Tarek’s brother Tamer spoke in support of him this weekend in Detroit, however Tamer’s speech almost amounted to further evidence against his brother, as he spoke for about 15 minutes, railing against the existence in the Muslim community of “snitches.” The use of the term “snitch” already implies that his brother is guilty–as usually a snitch is someone who reveals what was intended to be a secret.  The implication is that Tarek had committed conspiracy, wanted to keep it secret, and Tamer is angry because the “snitches” revealed the secret.

But thank God they did.  Better for Tarek to rot in jail, frustrated in his intention to blot out the lives of innocent civilians.

If all Tamer Mehanna can say for 15 minutes is that snitches are bad, he begs the question whether his brother is fully guilty, and also whether he himself is supportive of his brother’s alleged crimes. 
But most of the people discussed at the meeting Saturday appeared far more innocent than Tarek Mehanna. Behind  the speakers was a board on which were posted the names of about 100 people termed victims of preemptive prosecution. 
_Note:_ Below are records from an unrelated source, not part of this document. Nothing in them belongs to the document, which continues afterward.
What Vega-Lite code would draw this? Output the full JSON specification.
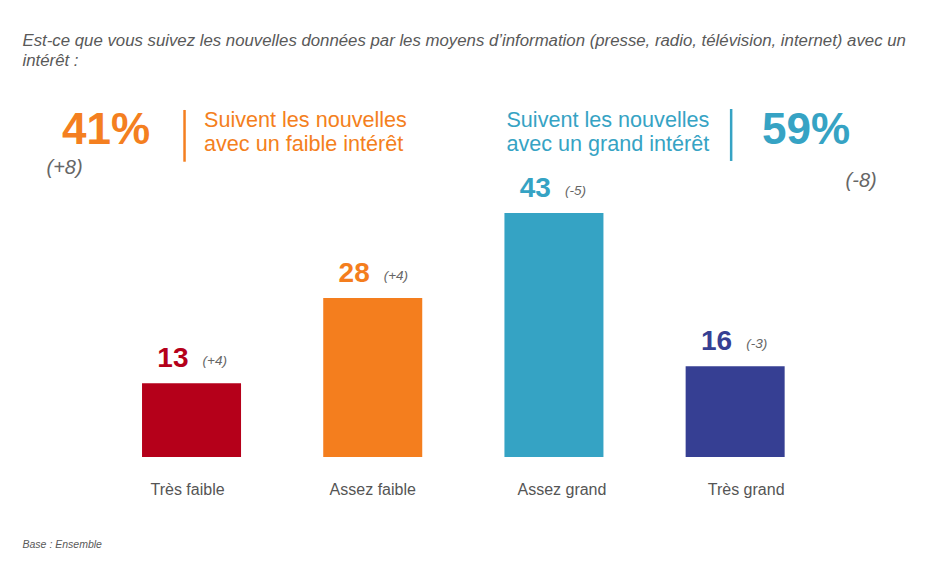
{
  "$schema": "https://vega.github.io/schema/vega-lite/v6.json",
  "width": 941,
  "height": 588,
  "autosize": {"type": "none"},
  "padding": 0,
  "background": "white",
  "config": {"view": {"stroke": null}, "font": "Liberation Sans"},
  "datasets": {
    "barres": [
      {"categorie": "Très faible", "valeur": 13, "evolution": "(+4)"},
      {"categorie": "Assez faible", "valeur": 28, "evolution": "(+4)"},
      {"categorie": "Assez grand", "valeur": 43, "evolution": "(-5)"},
      {"categorie": "Très grand", "valeur": 16, "evolution": "(-3)"}
    ],
    "groupes": [
      {"groupe": "faible", "total": "41%", "evolution": "(+8)", "libelle": ["Suivent les nouvelles", "avec un faible intérêt"]},
      {"groupe": "grand", "total": "59%", "evolution": "(-8)", "libelle": ["Suivent les nouvelles", "avec un grand intérêt"]}
    ]
  },
  "encoding": {
    "x": {
      "field": "categorie",
      "type": "nominal",
      "sort": ["Très faible", "Assez faible", "Assez grand", "Très grand"],
      "scale": {"domain": ["Très faible", "Assez faible", "Assez grand", "Très grand"], "paddingInner": 0.4536, "paddingOuter": 0.8233, "align": 0.476},
      "axis": {
        "orient": "bottom",
        "offset": -131,
        "domain": false,
        "ticks": false,
        "title": null,
        "labelAngle": 0,
        "labelFont": "Liberation Sans",
        "labelFontSize": 16,
        "labelColor": "#555555",
        "labelPadding": 24,
        "labelOffset": {"condition": [{"test": "datum.value == 'Très faible'", "value": -4}, {"test": "datum.value == 'Assez grand'", "value": 8}, {"test": "datum.value == 'Très grand'", "value": 11}], "value": 0}
      }
    }
  },
  "layer": [
    {
      "data": {"name": "barres"},
      "mark": {"type": "bar"},
      "encoding": {
        "y": {"field": "valeur", "type": "quantitative", "scale": {"domain": [-23.09, 80.54], "nice": false, "zero": false}, "axis": null},
        "color": {"field": "categorie", "type": "nominal", "scale": {"domain": ["Très faible", "Assez faible", "Assez grand", "Très grand"], "range": ["#B5001A", "#F47E1E", "#35A3C4", "#363F93"]}, "legend": null}
      }
    },
    {
      "data": {"name": "barres"},
      "mark": {"type": "text", "align": "right", "baseline": "alphabetic", "dx": -3, "dy": -16, "fontSize": 28, "fontWeight": "bold", "font": "Liberation Sans"},
      "encoding": {
        "y": {"field": "valeur", "type": "quantitative"},
        "text": {"field": "valeur", "type": "quantitative"},
        "color": {"field": "categorie", "type": "nominal", "legend": null}
      }
    },
    {
      "data": {"name": "barres"},
      "mark": {"type": "text", "align": "left", "baseline": "alphabetic", "dx": 11, "dy": -18, "fontSize": 13.5, "fontStyle": "italic", "color": "#666666", "font": "Liberation Sans"},
      "encoding": {
        "y": {"field": "valeur", "type": "quantitative"},
        "text": {"field": "evolution", "type": "nominal"}
      }
    },
    {
      "data": {"name": "groupes"},
      "transform": [{"filter": "datum.groupe == 'faible'"}],
      "mark": {"type": "text", "align": "center", "baseline": "alphabetic", "dx": -85.5, "fontSize": 44, "fontWeight": "bold", "color": "#F47F20", "font": "Liberation Sans"},
      "encoding": {"x": {"datum": "Très faible"}, "y": {"datum": 55.11}, "text": {"field": "total"}}
    },
    {
      "data": {"name": "groupes"},
      "transform": [{"filter": "datum.groupe == 'faible'"}],
      "mark": {"type": "text", "align": "center", "baseline": "alphabetic", "dx": -127, "fontSize": 20, "fontStyle": "italic", "color": "#666666", "font": "Liberation Sans"},
      "encoding": {"x": {"datum": "Très faible"}, "y": {"datum": 49.8}, "text": {"field": "evolution"}}
    },
    {
      "data": {"name": "groupes"},
      "transform": [{"filter": "datum.groupe == 'faible'"}],
      "mark": {"type": "rule", "xOffset": -7, "strokeWidth": 2.5, "color": "#F47F20"},
      "encoding": {"x": {"datum": "Très faible"}, "y": {"datum": 61.16}, "y2": {"datum": 52.04}}
    },
    {
      "data": {"name": "groupes"},
      "transform": [{"filter": "datum.groupe == 'faible'"}],
      "mark": {"type": "text", "align": "left", "baseline": "alphabetic", "dx": 12.5, "fontSize": 21.6, "lineHeight": 24.5, "color": "#F47F20", "font": "Liberation Sans"},
      "encoding": {"x": {"datum": "Très faible"}, "y": {"datum": 58.16}, "text": {"field": "libelle"}}
    },
    {
      "data": {"name": "groupes"},
      "transform": [{"filter": "datum.groupe == 'grand'"}],
      "mark": {"type": "text", "align": "left", "baseline": "alphabetic", "dx": -47.5, "fontSize": 21.6, "lineHeight": 24.5, "color": "#36A3C4", "font": "Liberation Sans"},
      "encoding": {"x": {"datum": "Assez grand"}, "y": {"datum": 58.16}, "text": {"field": "libelle"}}
    },
    {
      "data": {"name": "groupes"},
      "transform": [{"filter": "datum.groupe == 'grand'"}],
      "mark": {"type": "rule", "xOffset": -4, "strokeWidth": 2.5, "color": "#36A3C4"},
      "encoding": {"x": {"datum": "Très grand"}, "y": {"datum": 61.33}, "y2": {"datum": 52.17}}
    },
    {
      "data": {"name": "groupes"},
      "transform": [{"filter": "datum.groupe == 'grand'"}],
      "mark": {"type": "text", "align": "center", "baseline": "alphabetic", "dx": 71, "fontSize": 44, "fontWeight": "bold", "color": "#36A3C4", "font": "Liberation Sans"},
      "encoding": {"x": {"datum": "Très grand"}, "y": {"datum": 55.16}, "text": {"field": "total"}}
    },
    {
      "data": {"name": "groupes"},
      "transform": [{"filter": "datum.groupe == 'grand'"}],
      "mark": {"type": "text", "align": "center", "baseline": "alphabetic", "dx": 126, "fontSize": 20, "fontStyle": "italic", "color": "#666666", "font": "Liberation Sans"},
      "encoding": {"x": {"datum": "Très grand"}, "y": {"datum": 47.67}, "text": {"field": "evolution"}}
    },
    {
      "data": {"values": [{"texte": ["Est-ce que vous suivez les nouvelles données par les moyens d’information (presse, radio, télévision, internet) avec un", "intérêt :"]}]},
      "mark": {"type": "text", "align": "left", "baseline": "alphabetic", "dx": -169, "fontSize": 16.8, "lineHeight": 20.5, "fontStyle": "italic", "color": "#595959", "font": "Liberation Sans"},
      "encoding": {"x": {"datum": "Très faible"}, "y": {"datum": 72.44}, "text": {"field": "texte"}}
    },
    {
      "data": {"values": [{"texte": "Base : Ensemble"}]},
      "mark": {"type": "text", "align": "left", "baseline": "alphabetic", "dx": -169, "fontSize": 10.5, "fontStyle": "italic", "color": "#595959", "font": "Liberation Sans"},
      "encoding": {"x": {"datum": "Très faible"}, "y": {"datum": -16.04}, "text": {"field": "texte"}}
    }
  ]
}
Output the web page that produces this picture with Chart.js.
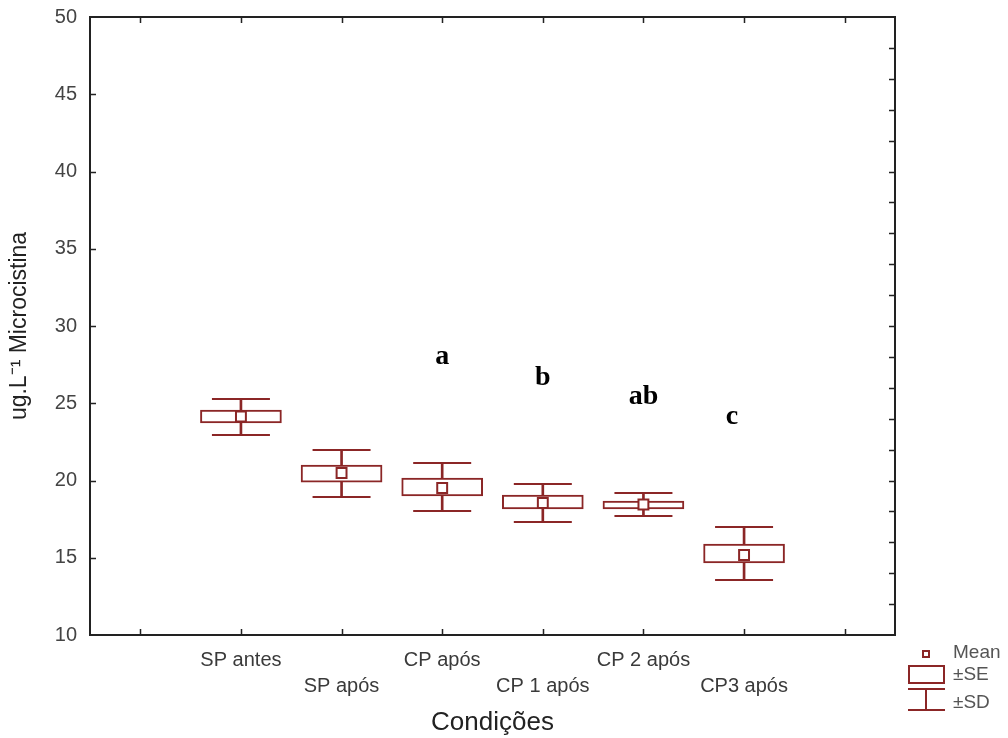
<!DOCTYPE html>
<html>
<head>
<meta charset="utf-8">
<script src="https://cdn.jsdelivr.net/npm/chart.js@4.4.1/dist/chart.umd.min.js"></script>
<style>
  html, body { margin: 0; padding: 0; background: #fff; }
  #wrap { width: 1008px; height: 738px; }
</style>
</head>
<body>
<div id="wrap"><canvas id="boxChart" width="1008" height="738"></canvas></div>
<script>
// categories (first and last slot are empty on the axis)
var categories = ["", "SP antes", "SP após", "CP após", "CP 1 após", "CP 2 após", "CP3 após", ""];
// mean, +-SE and +-SD (ug/L)
var means  = [null, 24.14, 20.49, 19.51, 18.54, 18.45, 15.18, null];
var seLow  = [null, 23.72, 19.90, 19.00, 18.16, 18.16, 14.66, null];
var seHigh = [null, 24.56, 21.00, 20.16, 19.06, 18.67, 15.89, null];
var sdLow  = [null, 22.94, 18.93, 18.03, 17.31, 17.70, 13.56, null];
var sdHigh = [null, 25.28, 21.97, 21.13, 19.77, 19.19, 16.99, null];
// significance letters
var letters = ["a", "b", "ab", "c"];
var letterX = [3, 4, 5, 5.88];
var letterY = [27.99, 26.63, 25.40, 24.11];

var RED = "#8b2626";
var INK = "#222";

var seBox = seLow.map(function(v, i){ return v === null ? null : [v, seHigh[i]]; });
var sdBar = sdLow.map(function(v, i){ return v === null ? null : [v, sdHigh[i]]; });

// ticks pointing into the plot + frame
var frameTicks = {
  id: 'frameTicks',
  afterDatasetsDraw: function(chart){
    var ctx = chart.ctx, a = chart.chartArea;
    var x = chart.scales.x, y = chart.scales.y, y2 = chart.scales.y2;
    ctx.save();
    ctx.strokeStyle = INK;
    ctx.lineWidth = 1.5;
    ctx.beginPath();
    x.ticks.forEach(function(t, i){
      var px = Math.round(x.getPixelForTick(i)) + 0.5;
      ctx.moveTo(px, a.bottom); ctx.lineTo(px, a.bottom - 6);
      ctx.moveTo(px, a.top); ctx.lineTo(px, a.top + 6);
    });
    y.ticks.forEach(function(t, i){
      if (i === 0 || i === y.ticks.length - 1) return;
      var py = Math.round(y.getPixelForTick(i)) + 0.5;
      ctx.moveTo(a.left, py); ctx.lineTo(a.left + 6, py);
    });
    y2.ticks.forEach(function(t, i){
      if (i === 0 || i === y2.ticks.length - 1) return;
      var py = Math.round(y2.getPixelForTick(i)) + 0.5;
      ctx.moveTo(a.right, py); ctx.lineTo(a.right - 6, py);
    });
    ctx.stroke();
    ctx.lineWidth = 2;
    ctx.strokeRect(a.left, a.top, a.right - a.left, a.bottom - a.top);

    // letters
    ctx.fillStyle = "#000";
    ctx.font = "bold 28px 'Liberation Serif', 'Times New Roman', serif";
    ctx.textAlign = "center";
    ctx.textBaseline = "middle";
    letters.forEach(function(s, i){
      ctx.fillText(s, x.getPixelForValue(letterX[i]), y.getPixelForValue(letterY[i]));
    });
    ctx.restore();
  }
};

// Statistica style legend in the right margin
var boxLegend = {
  id: 'boxLegend',
  afterDraw: function(chart){
    var ctx = chart.ctx;
    ctx.save();
    ctx.strokeStyle = RED;
    ctx.lineWidth = 2;
    ctx.strokeRect(923, 651, 6, 6);
    ctx.strokeRect(909, 666, 35, 17);
    ctx.beginPath();
    ctx.moveTo(908, 689); ctx.lineTo(945, 689);
    ctx.moveTo(926, 689); ctx.lineTo(926, 710);
    ctx.moveTo(908, 710); ctx.lineTo(945, 710);
    ctx.stroke();
    ctx.fillStyle = "#555";
    ctx.font = "19px 'Liberation Sans', Arial, sans-serif";
    ctx.textAlign = "left";
    ctx.textBaseline = "middle";
    ctx.fillText("Mean", 953, 653);
    ctx.fillText("±SE", 953, 675);
    ctx.fillText("±SD", 953, 703);
    ctx.restore();
  }
};

var boxCanvas = document.getElementById("boxChart");
var myBoxChart = new Chart(boxCanvas, {
  data: {
    labels: categories,
    datasets: [
      {
        type: 'line', label: 'Mean', data: means, showLine: false, order: 1,
        pointStyle: 'rect', pointRadius: 7, pointBorderWidth: 2,
        pointBackgroundColor: '#fff', pointBorderColor: RED
      },
      {
        type: 'bar', label: '±SE', data: seBox, order: 2, grouped: false,
        barThickness: 81, borderWidth: 2, borderSkipped: false,
        backgroundColor: '#fff', borderColor: RED
      },
      {
        type: 'bar', label: '±SD', data: sdBar, order: 3, grouped: false,
        barThickness: 2, borderWidth: 0, backgroundColor: RED
      },
      {
        type: 'line', label: 'SD high', data: sdHigh, showLine: false, order: 3,
        pointStyle: 'line', pointRadius: 29, pointBorderWidth: 2, pointBorderColor: RED
      },
      {
        type: 'line', label: 'SD low', data: sdLow, showLine: false, order: 3,
        pointStyle: 'line', pointRadius: 29, pointBorderWidth: 2, pointBorderColor: RED
      }
    ]
  },
  options: {
    responsive: false,
    animation: false,
    events: [],
    layout: { autoPadding: false, padding: { top: 17, right: 113, left: 0, bottom: 0 } },
    plugins: { legend: { display: false }, tooltip: { enabled: false } },
    scales: {
      x: {
        type: 'category',
        offset: true,
        grid: { display: false, drawTicks: false },
        border: { display: false },
        ticks: {
          autoSkip: false, maxRotation: 0, minRotation: 0, padding: 12,
          color: '#3a3a3a',
          font: { family: "'Liberation Sans', Arial, sans-serif", size: 20, lineHeight: 1.3 },
          callback: function(v, i){
            var s = this.getLabelForValue(v);
            return i % 2 === 0 ? ['', s] : s;
          }
        },
        title: {
          display: true, text: 'Condições', color: INK,
          font: { family: "'Liberation Sans', Arial, sans-serif", size: 26 },
          padding: { top: 0, bottom: 0 }
        },
        afterFit: function(scale){ scale.height = 103; scale.paddingLeft = 0; scale.paddingRight = 0; }
      },
      y: {
        position: 'left',
        min: 10, max: 50,
        grid: { display: false, drawTicks: false },
        border: { display: false },
        ticks: {
          stepSize: 5, padding: 13, color: '#444',
          font: { family: "'Liberation Sans', Arial, sans-serif", size: 20 }
        },
        title: {
          display: true, text: 'ug.L⁻¹ Microcistina', color: INK,
          font: { family: "'Liberation Sans', Arial, sans-serif", size: 23 },
          padding: { top: 6, bottom: 0 }
        },
        afterFit: function(scale){ scale.width = 90; scale.paddingTop = 0; scale.paddingBottom = 0; }
      },
      y2: {
        position: 'right',
        min: 10, max: 50,
        grid: { display: false, drawTicks: false },
        border: { display: false },
        ticks: { stepSize: 2, display: false },
        afterFit: function(scale){ scale.width = 0; scale.paddingTop = 0; scale.paddingBottom = 0; }
      }
    }
  },
  plugins: [frameTicks, boxLegend]
});
</script>
</body>
</html>
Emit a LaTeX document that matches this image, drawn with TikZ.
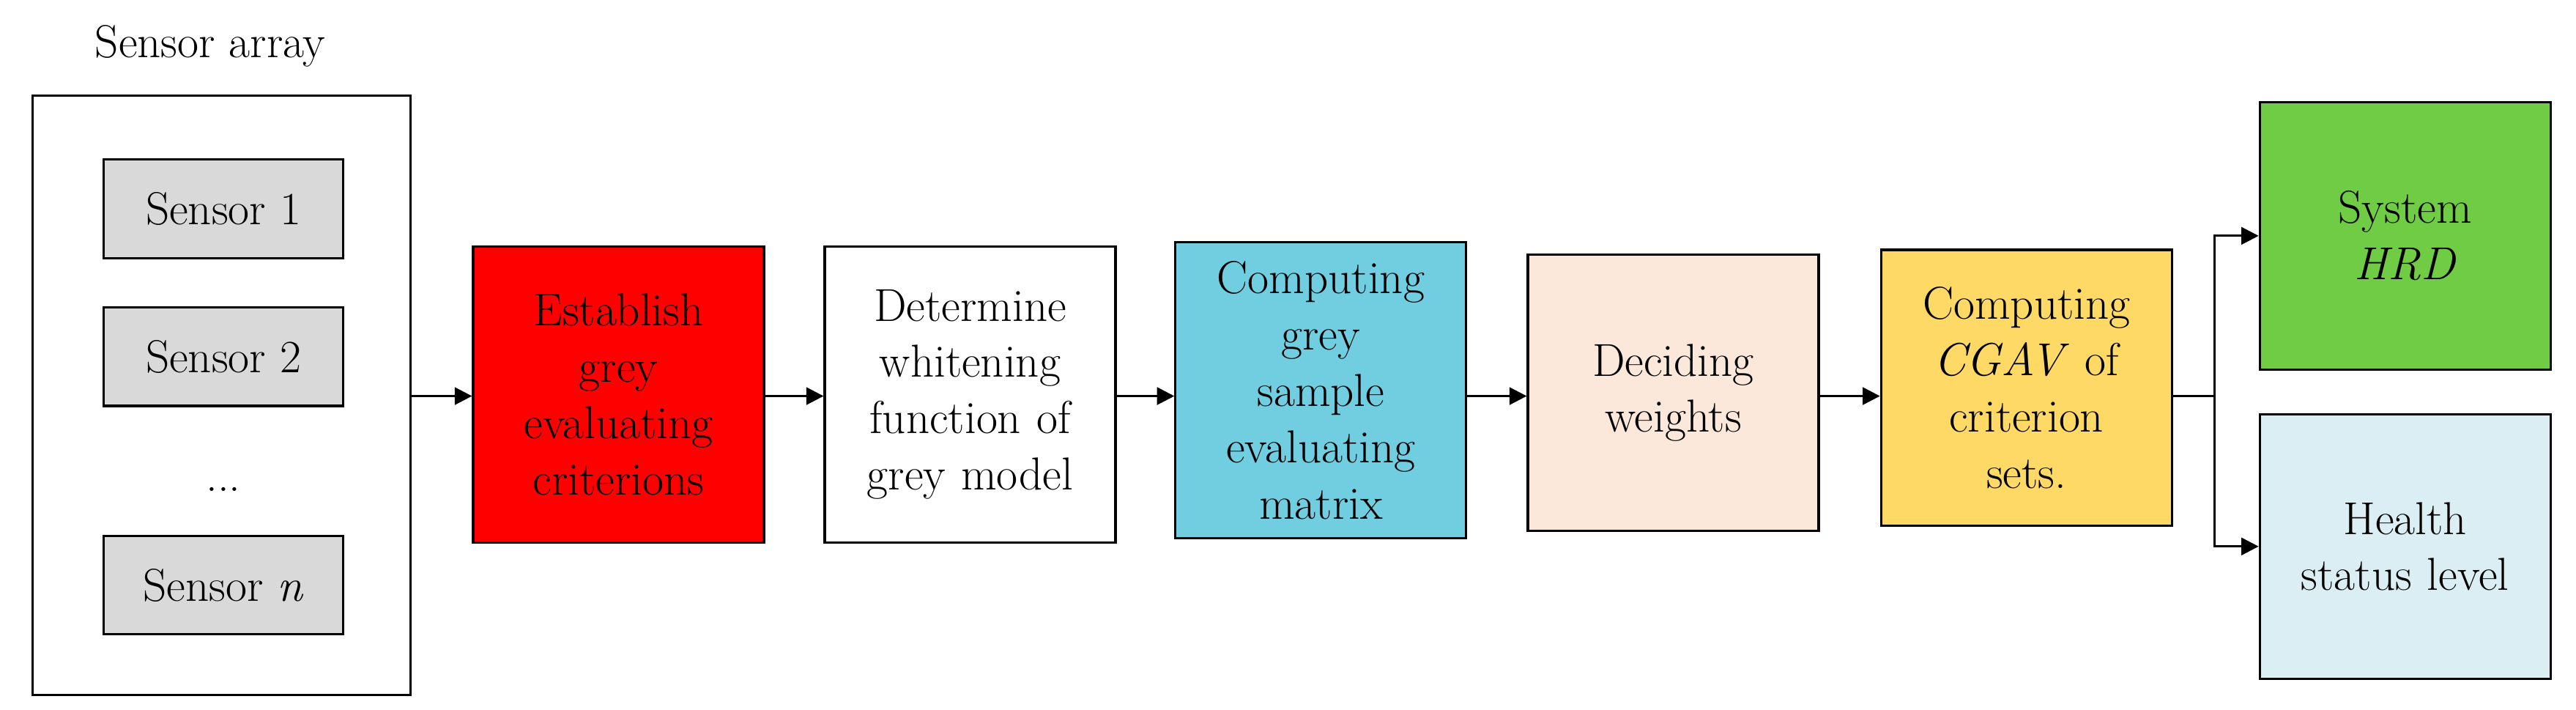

Present at the meeting were many activists on behalf of many of those “preemptively prosecuted,” and the most effective presentation was a video about Sami Al-Arian, which advocated his innocence, and expressed the capricious nature of the US prosecution of his case–where when Al-Arian was acquitted of all charges they rearrested him and continued to detain him.

This event was slightly misguided in the ways mentioned above, but the point still stands that the US government has overplayed its hand in the war on terror, by brutally pursuing many who are in fact innocent, and by deliberately detaining them beyond the point at which it becomes obvious that they are innocent.